Noel played just 8:02 — all the minutes in the first half — in the Sixers’ sloppy loss Friday night to a Lakers team that had lost eight in a row coming in. Noel came in off the bench and was largely paired with Ersan Ilyasova as the other big, he was never paired with Joel Embiid or Jahlil Okafor.
“I just want to play basketball,” Noel said in response to whether or not he wanted to be paired with another center. “I don’t really care who I’m playing with. I’m not an eight-minute player so I don’t know what that’s about. I don’t really care. I need to be on the court playing basketball. I think I’m too good to be playing eight minutes. Like, no, that’s crazy. That’s crazy. That’s crazy. They need to figure this s— out.”
Brown said that the Lakers started to go small, which forced him to sit big men and match up, leaving Noel glued to the bench for the final 24 minutes. Noel played a little more than 10 minutes in his season debut against Detroit Sunday, until he rolled his ankle and was taken out (he did not play in the next game against Toronto due to that ankle).

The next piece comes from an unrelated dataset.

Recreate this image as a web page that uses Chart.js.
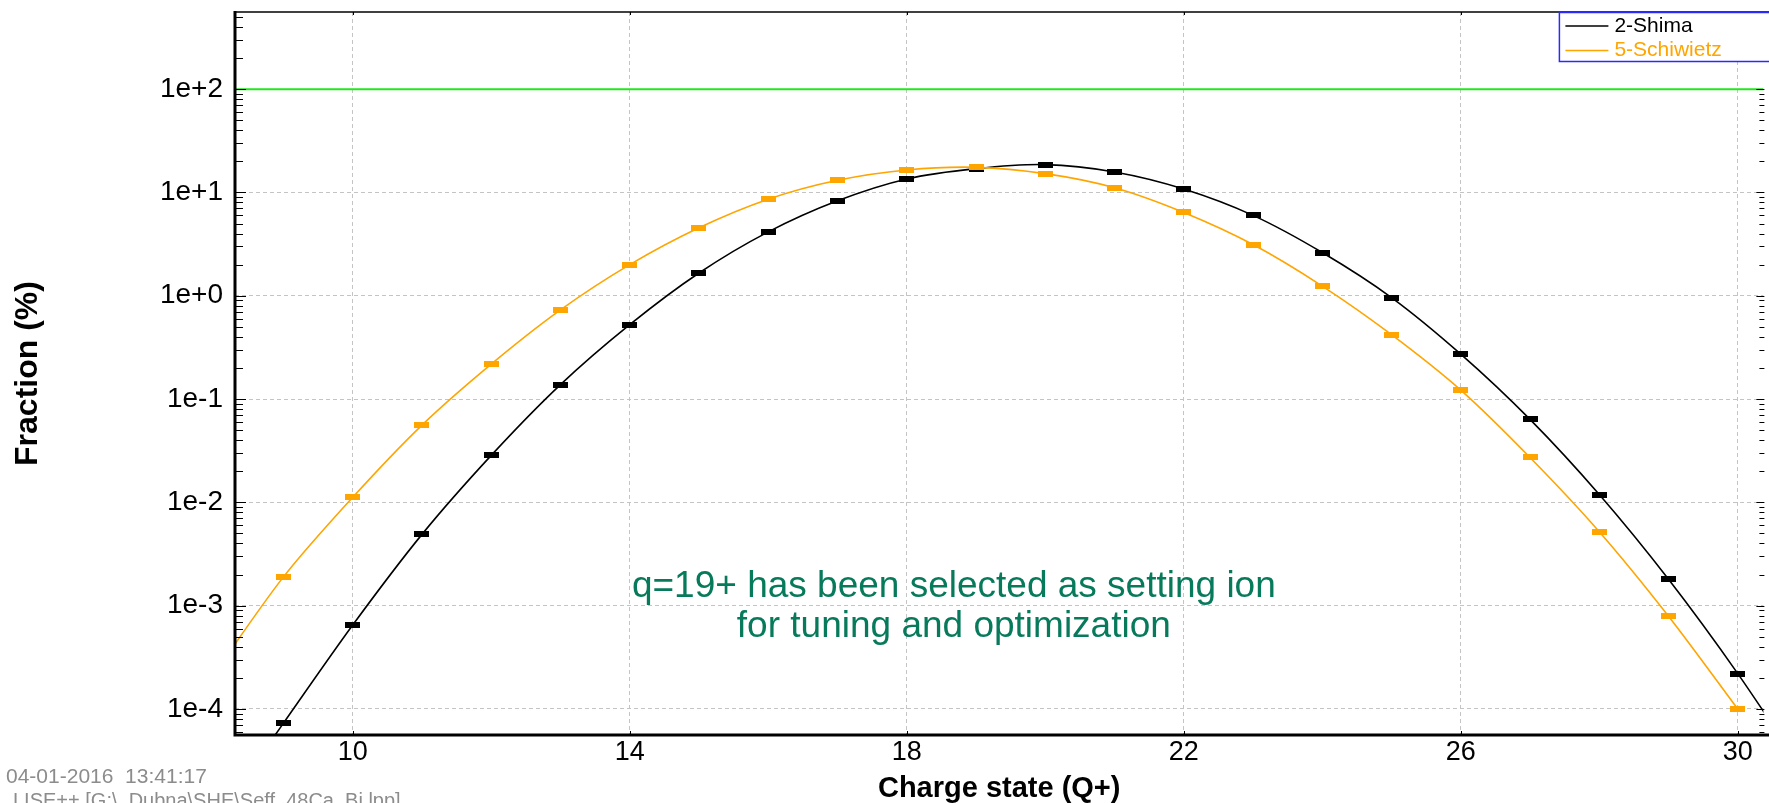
<!DOCTYPE html>
<html>
<head>
<meta charset="utf-8">
<title>Charge state distribution</title>
<script src="https://cdn.jsdelivr.net/npm/chart.js@4.4.1/dist/chart.umd.min.js"></script>
<style>
  html, body { margin: 0; padding: 0; background: #fff; }
  #wrap { position: relative; width: 1769px; height: 803px; }
</style>
</head>
<body>
<div id="wrap"><canvas id="chart"></canvas></div>
<script>
/* ---- data -------------------------------------------------------- */
const chargeStates      = [8, 9, 10, 11, 12, 13, 14, 15, 16, 17, 18, 19,
                           20, 21, 22, 23, 24, 25, 26, 27, 28, 29, 30, 31];
const shimaFraction     = [8e-6, 7.3e-5, 6.5e-4, 4.9e-3, 2.85e-2, 0.138, 0.525, 1.66,
                           4.15, 8.3, 13.5, 17.0, 18.6, 15.8, 10.8, 6.0,
                           2.62, 0.96, 0.272, 0.0635, 0.0119, 1.8e-3, 2.2e-4, 2.2e-5];
const schiwietzFraction = [2.2e-4, 1.9e-3, 1.12e-2, 0.056, 0.218, 0.73, 2.0, 4.55,
                           8.6, 13.1, 16.5, 17.5, 15.2, 11.1, 6.4, 3.13,
                           1.24, 0.42, 0.122, 0.0272, 5.2e-3, 7.9e-4, 1.0e-4, null];
const seriesNames       = ["2-Shima", "5-Schiwietz"];
const referenceLevel    = 100;

const xTickValues = [10, 14, 18, 22, 26, 30];
const yTickValues = [1e-4, 1e-3, 1e-2, 1e-1, 1e0, 1e1, 1e2];
const yTickLabels = ["1e-4", "1e-3", "1e-2", "1e-1", "1e+0", "1e+1", "1e+2"];

const noteLines  = ["q=19+ has been selected as setting ion", "for tuning and optimization"];
const noteAnchor = { q: 18.68, fraction: 1.22e-3 };
const stampLines = ["04-01-2016  13:41:17", "LISE++ [G:\\_Dubna\\SHE\\Seff_48Ca_Bi.lpp]"];

/* ---- look --------------------------------------------------------- */
const FONT     = "'Liberation Sans', Arial, sans-serif";
const C_SHIMA  = "#000000";
const C_SCHIW  = "#ffa500";
const C_LEVEL  = "#22e622";
const C_GRID   = "#c4c4c4";
const C_NOTE   = "#087a5c";
const X_MIN = 8.30, X_MAX = 30.37;
const Y_MIN = 5.6e-5, Y_MAX = 558;

/* flat rectangular markers like the original program draws */
function marker(color) {
  const c = document.createElement("canvas");
  c.width = 15; c.height = 6;
  const g = c.getContext("2d");
  g.fillStyle = color;
  g.fillRect(0, 0, 15, 6);
  return c;
}

function points(values) {
  return chargeStates.map((q, i) => ({ x: q, y: values[i] }));
}

/* ---- frame, inner ticks, legend box and notes --------------------- */
const decorPlugin = {
  id: "decor",
  afterDatasetsDraw(chart) {
    const { ctx, chartArea: a, scales: { x, y } } = chart;
    ctx.save();
    ctx.strokeStyle = "#000";
    ctx.lineWidth = 1;
    ctx.beginPath();
    for (let d = -5; d <= 2; d++) {
      for (let m = 1; m <= 9; m++) {
        const v = m * Math.pow(10, d);
        if (v < Y_MIN || v > Y_MAX) continue;
        const py = Math.round(y.getPixelForValue(v)) + 0.5;
        ctx.moveTo(a.left, py);  ctx.lineTo(a.left + (m === 1 ? 11 : 8), py);
        ctx.moveTo(a.right + 1, py); ctx.lineTo(a.right + 1 - (m === 1 ? 8 : 5), py);
      }
    }
    xTickValues.forEach((v) => {
      const px = Math.round(x.getPixelForValue(v)) + 0.5;
      ctx.moveTo(px, a.top);    ctx.lineTo(px, a.top + 3);
      ctx.moveTo(px, a.bottom); ctx.lineTo(px, a.bottom - 4);
    });
    ctx.stroke();

    ctx.lineWidth = 1.6;
    ctx.beginPath();
    ctx.moveTo(a.left, a.top); ctx.lineTo(chart.width, a.top);
    ctx.stroke();

    ctx.lineWidth = 3;
    ctx.beginPath();
    ctx.moveTo(a.left, a.top - 1); ctx.lineTo(a.left, a.bottom);
    ctx.lineTo(chart.width, a.bottom);
    ctx.stroke();
    ctx.restore();
  },
  afterDraw(chart) {
    const { ctx, chartArea: a, scales: { x, y } } = chart;
    ctx.save();

    /* legend box, top right, cut by the right edge like the original */
    const bx = a.right - 204, by = a.top + 0.5, bh = 49;
    ctx.fillStyle = "#fff";
    ctx.fillRect(bx, by, 220, bh);
    ctx.strokeStyle = "#2a2aff";
    ctx.lineWidth = 1.5;
    ctx.strokeRect(bx, by, 220, bh);
    ctx.font = `21px ${FONT}`;
    ctx.textBaseline = "middle";
    ctx.textAlign = "left";
    chart.data.datasets.filter((ds) => seriesNames.includes(ds.label)).forEach((ds) => {
      const row = seriesNames.indexOf(ds.label);
      const ly = by + 13.5 + row * 24.5;
      ctx.strokeStyle = ds.borderColor;
      ctx.lineWidth = 1.5;
      ctx.beginPath();
      ctx.moveTo(bx + 6, ly); ctx.lineTo(bx + 49, ly);
      ctx.stroke();
      ctx.fillStyle = ds.borderColor;
      ctx.fillText(ds.label, bx + 55, ly);
    });

    /* note in the plot */
    ctx.fillStyle = C_NOTE;
    ctx.font = `37px ${FONT}`;
    ctx.textAlign = "center";
    ctx.textBaseline = "alphabetic";
    const nx = x.getPixelForValue(noteAnchor.q);
    const ny = y.getPixelForValue(noteAnchor.fraction);
    noteLines.forEach((t, i) => ctx.fillText(t, nx, ny + i * 40));

    /* program stamp, bottom left */
    ctx.fillStyle = "#8c8c8c";
    ctx.font = `21px ${FONT}`;
    ctx.textAlign = "left";
    ctx.fillText(stampLines[0], 6, 783);
    ctx.font = `20px ${FONT}`;
    ctx.fillText(stampLines[1], 13, 807);
    ctx.restore();
  },
};

/* ---- chart -------------------------------------------------------- */
new Chart(document.getElementById("chart"), {
  type: "line",
  data: {
    datasets: [
      {
        label: seriesNames[1],
        data: points(schiwietzFraction),
        borderColor: C_SCHIW, borderWidth: 1.6, tension: 0.3,
        pointStyle: marker(C_SCHIW), pointRadius: 4,
        order: 0, clip: 0,
      },
      {
        label: seriesNames[0],
        data: points(shimaFraction),
        borderColor: C_SHIMA, borderWidth: 1.6, tension: 0.3,
        pointStyle: marker(C_SHIMA), pointRadius: 4,
        order: 1, clip: 0,
      },
      {
        label: "level",
        data: [{ x: X_MIN, y: referenceLevel }, { x: X_MAX, y: referenceLevel }],
        borderColor: C_LEVEL, borderWidth: 2, pointRadius: 0,
        order: 2, clip: 0,
      },
    ],
  },
  options: {
    responsive: true,
    maintainAspectRatio: false,
    animation: false,
    devicePixelRatio: 1,
    layout: { padding: { top: 12, right: 1, left: 0, bottom: 0 } },
    plugins: { legend: { display: false }, tooltip: { enabled: false } },
    scales: {
      x: {
        type: "linear", min: X_MIN, max: X_MAX,
        afterBuildTicks: (s) => { s.ticks = xTickValues.map((v) => ({ value: v })); },
        afterFit: (s) => { s.height = 68; s.paddingLeft = 0; s.paddingRight = 0; },
        ticks: {
          color: "#000", padding: 1, maxRotation: 0, autoSkip: false,
          font: { family: FONT, size: 27, lineHeight: 1.2 },
          callback: (v) => String(v),
        },
        grid: { color: C_GRID, lineWidth: 1, drawTicks: false },
        border: { display: false, dash: [4, 3] },
        title: {
          display: true, text: "Charge state (Q+)", color: "#000",
          font: { family: FONT, size: 29, weight: "bold", lineHeight: 1 },
          padding: { top: 0, bottom: 0 },
        },
      },
      y: {
        type: "logarithmic", min: Y_MIN, max: Y_MAX,
        afterBuildTicks: (s) => { s.ticks = yTickValues.map((v) => ({ value: v })); },
        afterFit: (s) => { s.width = 235; s.paddingTop = 0; s.paddingBottom = 0; },
        ticks: {
          color: "#000", padding: 12, autoSkip: false,
          font: { family: FONT, size: 28 },
          callback: (v) => yTickLabels[yTickValues.indexOf(v)] ?? "",
        },
        grid: { color: C_GRID, lineWidth: 1, drawTicks: false },
        border: { display: false, dash: [4, 3] },
        title: {
          display: true, text: "Fraction (%)", color: "#000",
          font: { family: FONT, size: 32, weight: "bold", lineHeight: 1.2 },
          padding: { top: 9, bottom: 0 },
        },
      },
    },
  },
  plugins: [decorPlugin],
});
</script>
</body>
</html>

But here’s the thing: Teams aren’t eager to bring in a guy they see as a chemistry problem. A guy with bad body language who complains about his minutes, a man whose work habits they question. Which is exactly what is happening now. Noel is in a tough situation, but he has responded immaturely. Teams see all this, see his complaining, and try to lowball the Sixers on any potential deal. Which makes one less likely to get done. Meaning Noel stays longer in a situation where he’s not happy, which seems to exacerbate the body language and other issues. And now we have a cycle.
At some point, the Sixers are going to move Noel and/or Jahlil Okafor (Noel is a restricted free agent next summer and the Sixers aren’t going to spend much to match in that setting, so they want to make a deal). But Noel isn’t helping the situation any by venting like this. It also doesn’t make Brown want to play him more.